TASK DESCRIPTION: Reproduce each line of the material precisely.

* start *

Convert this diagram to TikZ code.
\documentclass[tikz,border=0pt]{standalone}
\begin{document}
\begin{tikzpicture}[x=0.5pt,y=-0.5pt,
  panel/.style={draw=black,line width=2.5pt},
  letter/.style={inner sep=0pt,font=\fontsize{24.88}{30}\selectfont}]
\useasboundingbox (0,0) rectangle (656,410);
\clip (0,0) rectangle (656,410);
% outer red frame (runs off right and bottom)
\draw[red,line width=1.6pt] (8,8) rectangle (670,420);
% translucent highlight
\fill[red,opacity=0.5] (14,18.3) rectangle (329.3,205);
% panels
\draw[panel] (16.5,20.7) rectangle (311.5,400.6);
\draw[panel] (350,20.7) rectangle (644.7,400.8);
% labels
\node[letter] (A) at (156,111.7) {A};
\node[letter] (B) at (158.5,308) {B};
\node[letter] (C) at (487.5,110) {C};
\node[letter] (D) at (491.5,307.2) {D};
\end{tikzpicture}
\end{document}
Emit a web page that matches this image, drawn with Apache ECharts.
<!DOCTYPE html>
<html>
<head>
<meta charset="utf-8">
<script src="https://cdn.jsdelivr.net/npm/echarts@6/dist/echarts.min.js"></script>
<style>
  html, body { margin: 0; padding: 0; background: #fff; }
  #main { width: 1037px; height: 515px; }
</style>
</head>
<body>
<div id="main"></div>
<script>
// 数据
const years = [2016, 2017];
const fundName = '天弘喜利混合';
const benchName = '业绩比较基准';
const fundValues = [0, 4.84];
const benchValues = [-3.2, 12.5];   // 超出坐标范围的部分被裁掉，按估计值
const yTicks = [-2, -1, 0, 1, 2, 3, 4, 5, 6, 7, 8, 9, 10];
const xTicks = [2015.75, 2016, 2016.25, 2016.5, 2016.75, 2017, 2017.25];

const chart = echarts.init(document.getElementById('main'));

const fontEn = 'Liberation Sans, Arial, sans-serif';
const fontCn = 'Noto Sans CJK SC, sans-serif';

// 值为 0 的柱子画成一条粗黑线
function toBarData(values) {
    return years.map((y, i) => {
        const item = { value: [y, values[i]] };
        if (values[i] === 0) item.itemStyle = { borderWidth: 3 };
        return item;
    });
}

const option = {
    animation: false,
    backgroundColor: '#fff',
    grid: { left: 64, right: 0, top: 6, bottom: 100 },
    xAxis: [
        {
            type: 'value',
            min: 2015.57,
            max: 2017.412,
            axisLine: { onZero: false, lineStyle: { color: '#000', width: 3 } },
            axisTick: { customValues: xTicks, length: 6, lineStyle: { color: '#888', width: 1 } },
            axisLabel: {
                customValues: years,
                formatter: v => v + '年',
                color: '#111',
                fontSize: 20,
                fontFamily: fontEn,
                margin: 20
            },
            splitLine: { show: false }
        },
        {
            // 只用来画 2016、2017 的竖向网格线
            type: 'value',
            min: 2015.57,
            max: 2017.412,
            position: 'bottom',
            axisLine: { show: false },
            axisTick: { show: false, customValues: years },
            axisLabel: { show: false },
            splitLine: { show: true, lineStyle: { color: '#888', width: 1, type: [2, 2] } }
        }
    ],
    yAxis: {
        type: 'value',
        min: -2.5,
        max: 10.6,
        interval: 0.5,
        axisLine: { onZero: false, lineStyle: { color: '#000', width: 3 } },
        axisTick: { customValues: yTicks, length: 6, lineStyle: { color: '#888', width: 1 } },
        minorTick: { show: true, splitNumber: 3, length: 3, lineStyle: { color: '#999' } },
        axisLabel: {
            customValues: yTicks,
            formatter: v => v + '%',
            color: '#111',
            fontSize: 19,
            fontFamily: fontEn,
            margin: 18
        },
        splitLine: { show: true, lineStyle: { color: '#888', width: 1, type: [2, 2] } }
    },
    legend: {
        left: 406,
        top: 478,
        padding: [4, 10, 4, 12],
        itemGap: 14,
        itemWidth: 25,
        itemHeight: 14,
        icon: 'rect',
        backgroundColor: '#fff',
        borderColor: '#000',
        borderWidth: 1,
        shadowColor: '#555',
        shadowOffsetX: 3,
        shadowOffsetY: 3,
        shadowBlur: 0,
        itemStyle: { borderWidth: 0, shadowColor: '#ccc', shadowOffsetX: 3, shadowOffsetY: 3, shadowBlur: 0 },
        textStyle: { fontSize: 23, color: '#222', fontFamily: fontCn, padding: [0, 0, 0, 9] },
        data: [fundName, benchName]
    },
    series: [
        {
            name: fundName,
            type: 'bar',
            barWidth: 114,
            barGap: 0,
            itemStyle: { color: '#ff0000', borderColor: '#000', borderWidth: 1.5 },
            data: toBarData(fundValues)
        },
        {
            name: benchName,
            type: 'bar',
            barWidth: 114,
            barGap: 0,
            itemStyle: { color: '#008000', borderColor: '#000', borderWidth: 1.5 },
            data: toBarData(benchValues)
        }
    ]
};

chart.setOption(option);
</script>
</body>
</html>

* end *

RESPONSE TO THIS EXERCISE:
Convert this diagram to TikZ code.
\documentclass[tikz,border=0pt]{standalone}
\begin{document}
\begin{tikzpicture}[x=0.5pt,y=-0.5pt,
  panel/.style={draw=black,line width=2.5pt},
  letter/.style={inner sep=0pt,font=\fontsize{24.88}{30}\selectfont}]
\useasboundingbox (0,0) rectangle (656,410);
\clip (0,0) rectangle (656,410);
% outer red frame (runs off right and bottom)
\draw[red,line width=1.6pt] (8,8) rectangle (670,420);
% translucent highlight
\fill[red,opacity=0.5] (14,18.3) rectangle (329.3,205);
% panels
\draw[panel] (16.5,20.7) rectangle (311.5,400.6);
\draw[panel] (350,20.7) rectangle (644.7,400.8);
% labels
\node[letter] (A) at (156,111.7) {A};
\node[letter] (B) at (158.5,308) {B};
\node[letter] (C) at (487.5,110) {C};
\node[letter] (D) at (491.5,307.2) {D};
\end{tikzpicture}
\end{document}
Emit a web page that matches this image, drawn with Apache ECharts.
<!DOCTYPE html>
<html>
<head>
<meta charset="utf-8">
<script src="https://cdn.jsdelivr.net/npm/echarts@6/dist/echarts.min.js"></script>
<style>
  html, body { margin: 0; padding: 0; background: #fff; }
  #main { width: 1037px; height: 515px; }
</style>
</head>
<body>
<div id="main"></div>
<script>
// 数据
const years = [2016, 2017];
const fundName = '天弘喜利混合';
const benchName = '业绩比较基准';
const fundValues = [0, 4.84];
const benchValues = [-3.2, 12.5];   // 超出坐标范围的部分被裁掉，按估计值
const yTicks = [-2, -1, 0, 1, 2, 3, 4, 5, 6, 7, 8, 9, 10];
const xTicks = [2015.75, 2016, 2016.25, 2016.5, 2016.75, 2017, 2017.25];

const chart = echarts.init(document.getElementById('main'));

const fontEn = 'Liberation Sans, Arial, sans-serif';
const fontCn = 'Noto Sans CJK SC, sans-serif';

// 值为 0 的柱子画成一条粗黑线
function toBarData(values) {
    return years.map((y, i) => {
        const item = { value: [y, values[i]] };
        if (values[i] === 0) item.itemStyle = { borderWidth: 3 };
        return item;
    });
}

const option = {
    animation: false,
    backgroundColor: '#fff',
    grid: { left: 64, right: 0, top: 6, bottom: 100 },
    xAxis: [
        {
            type: 'value',
            min: 2015.57,
            max: 2017.412,
            axisLine: { onZero: false, lineStyle: { color: '#000', width: 3 } },
            axisTick: { customValues: xTicks, length: 6, lineStyle: { color: '#888', width: 1 } },
            axisLabel: {
                customValues: years,
                formatter: v => v + '年',
                color: '#111',
                fontSize: 20,
                fontFamily: fontEn,
                margin: 20
            },
            splitLine: { show: false }
        },
        {
            // 只用来画 2016、2017 的竖向网格线
            type: 'value',
            min: 2015.57,
            max: 2017.412,
            position: 'bottom',
            axisLine: { show: false },
            axisTick: { show: false, customValues: years },
            axisLabel: { show: false },
            splitLine: { show: true, lineStyle: { color: '#888', width: 1, type: [2, 2] } }
        }
    ],
    yAxis: {
        type: 'value',
        min: -2.5,
        max: 10.6,
        interval: 0.5,
        axisLine: { onZero: false, lineStyle: { color: '#000', width: 3 } },
        axisTick: { customValues: yTicks, length: 6, lineStyle: { color: '#888', width: 1 } },
        minorTick: { show: true, splitNumber: 3, length: 3, lineStyle: { color: '#999' } },
        axisLabel: {
            customValues: yTicks,
            formatter: v => v + '%',
            color: '#111',
            fontSize: 19,
            fontFamily: fontEn,
            margin: 18
        },
        splitLine: { show: true, lineStyle: { color: '#888', width: 1, type: [2, 2] } }
    },
    legend: {
        left: 406,
        top: 478,
        padding: [4, 10, 4, 12],
        itemGap: 14,
        itemWidth: 25,
        itemHeight: 14,
        icon: 'rect',
        backgroundColor: '#fff',
        borderColor: '#000',
        borderWidth: 1,
        shadowColor: '#555',
        shadowOffsetX: 3,
        shadowOffsetY: 3,
        shadowBlur: 0,
        itemStyle: { borderWidth: 0, shadowColor: '#ccc', shadowOffsetX: 3, shadowOffsetY: 3, shadowBlur: 0 },
        textStyle: { fontSize: 23, color: '#222', fontFamily: fontCn, padding: [0, 0, 0, 9] },
        data: [fundName, benchName]
    },
    series: [
        {
            name: fundName,
            type: 'bar',
            barWidth: 114,
            barGap: 0,
            itemStyle: { color: '#ff0000', borderColor: '#000', borderWidth: 1.5 },
            data: toBarData(fundValues)
        },
        {
            name: benchName,
            type: 'bar',
            barWidth: 114,
            barGap: 0,
            itemStyle: { color: '#008000', borderColor: '#000', borderWidth: 1.5 },
            data: toBarData(benchValues)
        }
    ]
};

chart.setOption(option);
</script>
</body>
</html>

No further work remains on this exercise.